EXERCISE GOAL: Give every line again exactly as it appears, please, but not the pictures.

#####

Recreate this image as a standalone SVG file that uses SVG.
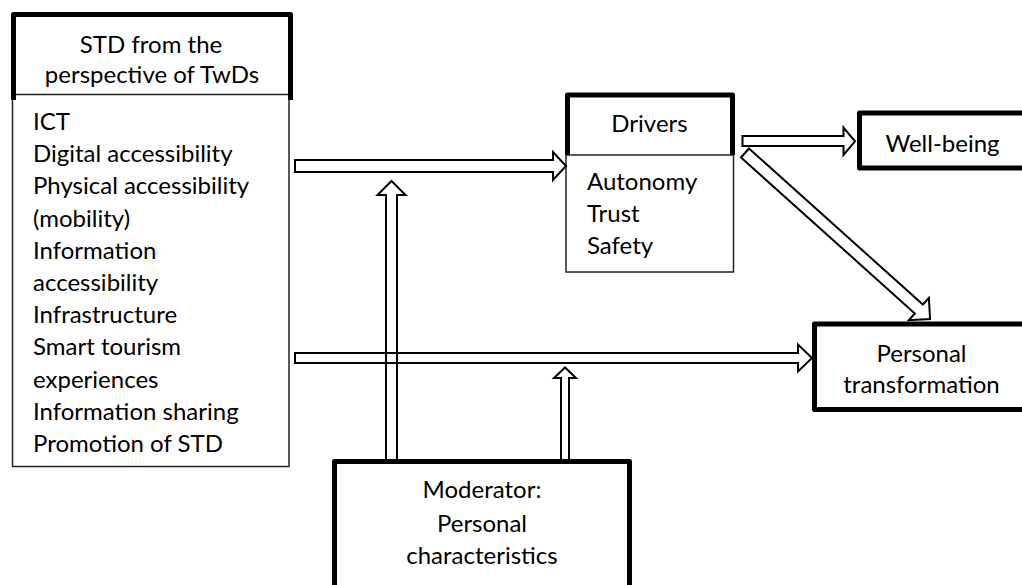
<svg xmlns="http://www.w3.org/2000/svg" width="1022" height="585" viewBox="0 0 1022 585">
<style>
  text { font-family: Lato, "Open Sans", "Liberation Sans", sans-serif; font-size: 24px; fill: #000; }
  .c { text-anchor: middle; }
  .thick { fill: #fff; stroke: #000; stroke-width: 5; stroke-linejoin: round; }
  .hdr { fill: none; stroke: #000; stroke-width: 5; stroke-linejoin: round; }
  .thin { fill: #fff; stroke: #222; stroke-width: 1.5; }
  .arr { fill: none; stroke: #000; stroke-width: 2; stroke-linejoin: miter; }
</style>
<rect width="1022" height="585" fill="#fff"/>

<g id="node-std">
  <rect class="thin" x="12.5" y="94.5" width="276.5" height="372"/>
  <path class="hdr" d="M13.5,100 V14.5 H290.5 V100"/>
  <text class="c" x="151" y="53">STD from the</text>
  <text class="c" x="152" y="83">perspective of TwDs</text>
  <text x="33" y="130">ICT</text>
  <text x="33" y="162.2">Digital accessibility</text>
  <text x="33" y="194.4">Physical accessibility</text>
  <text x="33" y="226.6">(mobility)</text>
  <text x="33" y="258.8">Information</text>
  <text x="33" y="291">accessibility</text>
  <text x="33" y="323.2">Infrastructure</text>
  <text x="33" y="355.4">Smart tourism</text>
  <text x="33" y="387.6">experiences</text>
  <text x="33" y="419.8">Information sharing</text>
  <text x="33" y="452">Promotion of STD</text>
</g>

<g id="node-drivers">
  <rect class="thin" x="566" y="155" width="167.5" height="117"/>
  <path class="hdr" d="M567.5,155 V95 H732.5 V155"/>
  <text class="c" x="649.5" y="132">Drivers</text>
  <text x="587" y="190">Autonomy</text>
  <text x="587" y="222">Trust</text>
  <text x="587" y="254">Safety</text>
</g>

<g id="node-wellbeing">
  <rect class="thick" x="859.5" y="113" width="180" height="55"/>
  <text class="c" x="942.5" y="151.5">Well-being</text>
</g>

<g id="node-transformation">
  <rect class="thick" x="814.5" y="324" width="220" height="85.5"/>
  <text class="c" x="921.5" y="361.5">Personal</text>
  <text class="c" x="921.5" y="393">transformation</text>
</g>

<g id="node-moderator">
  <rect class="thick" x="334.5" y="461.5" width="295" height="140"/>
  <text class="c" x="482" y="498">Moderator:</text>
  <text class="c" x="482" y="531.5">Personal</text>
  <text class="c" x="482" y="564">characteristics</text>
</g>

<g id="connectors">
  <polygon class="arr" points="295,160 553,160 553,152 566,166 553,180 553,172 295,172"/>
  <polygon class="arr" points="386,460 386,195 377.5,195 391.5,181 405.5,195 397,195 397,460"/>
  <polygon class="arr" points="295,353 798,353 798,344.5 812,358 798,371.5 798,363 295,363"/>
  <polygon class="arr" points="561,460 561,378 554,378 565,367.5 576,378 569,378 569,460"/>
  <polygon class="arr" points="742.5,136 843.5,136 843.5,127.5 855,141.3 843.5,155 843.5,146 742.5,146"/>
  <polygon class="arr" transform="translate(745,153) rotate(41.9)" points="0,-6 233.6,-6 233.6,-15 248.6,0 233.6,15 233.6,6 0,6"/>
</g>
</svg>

#####

THE REPLY:
Recreate this image as a standalone SVG file that uses SVG.
<svg xmlns="http://www.w3.org/2000/svg" width="1022" height="585" viewBox="0 0 1022 585">
<style>
  text { font-family: Lato, "Open Sans", "Liberation Sans", sans-serif; font-size: 24px; fill: #000; }
  .c { text-anchor: middle; }
  .thick { fill: #fff; stroke: #000; stroke-width: 5; stroke-linejoin: round; }
  .hdr { fill: none; stroke: #000; stroke-width: 5; stroke-linejoin: round; }
  .thin { fill: #fff; stroke: #222; stroke-width: 1.5; }
  .arr { fill: none; stroke: #000; stroke-width: 2; stroke-linejoin: miter; }
</style>
<rect width="1022" height="585" fill="#fff"/>

<g id="node-std">
  <rect class="thin" x="12.5" y="94.5" width="276.5" height="372"/>
  <path class="hdr" d="M13.5,100 V14.5 H290.5 V100"/>
  <text class="c" x="151" y="53">STD from the</text>
  <text class="c" x="152" y="83">perspective of TwDs</text>
  <text x="33" y="130">ICT</text>
  <text x="33" y="162.2">Digital accessibility</text>
  <text x="33" y="194.4">Physical accessibility</text>
  <text x="33" y="226.6">(mobility)</text>
  <text x="33" y="258.8">Information</text>
  <text x="33" y="291">accessibility</text>
  <text x="33" y="323.2">Infrastructure</text>
  <text x="33" y="355.4">Smart tourism</text>
  <text x="33" y="387.6">experiences</text>
  <text x="33" y="419.8">Information sharing</text>
  <text x="33" y="452">Promotion of STD</text>
</g>

<g id="node-drivers">
  <rect class="thin" x="566" y="155" width="167.5" height="117"/>
  <path class="hdr" d="M567.5,155 V95 H732.5 V155"/>
  <text class="c" x="649.5" y="132">Drivers</text>
  <text x="587" y="190">Autonomy</text>
  <text x="587" y="222">Trust</text>
  <text x="587" y="254">Safety</text>
</g>

<g id="node-wellbeing">
  <rect class="thick" x="859.5" y="113" width="180" height="55"/>
  <text class="c" x="942.5" y="151.5">Well-being</text>
</g>

<g id="node-transformation">
  <rect class="thick" x="814.5" y="324" width="220" height="85.5"/>
  <text class="c" x="921.5" y="361.5">Personal</text>
  <text class="c" x="921.5" y="393">transformation</text>
</g>

<g id="node-moderator">
  <rect class="thick" x="334.5" y="461.5" width="295" height="140"/>
  <text class="c" x="482" y="498">Moderator:</text>
  <text class="c" x="482" y="531.5">Personal</text>
  <text class="c" x="482" y="564">characteristics</text>
</g>

<g id="connectors">
  <polygon class="arr" points="295,160 553,160 553,152 566,166 553,180 553,172 295,172"/>
  <polygon class="arr" points="386,460 386,195 377.5,195 391.5,181 405.5,195 397,195 397,460"/>
  <polygon class="arr" points="295,353 798,353 798,344.5 812,358 798,371.5 798,363 295,363"/>
  <polygon class="arr" points="561,460 561,378 554,378 565,367.5 576,378 569,378 569,460"/>
  <polygon class="arr" points="742.5,136 843.5,136 843.5,127.5 855,141.3 843.5,155 843.5,146 742.5,146"/>
  <polygon class="arr" transform="translate(745,153) rotate(41.9)" points="0,-6 233.6,-6 233.6,-15 248.6,0 233.6,15 233.6,6 0,6"/>
</g>
</svg>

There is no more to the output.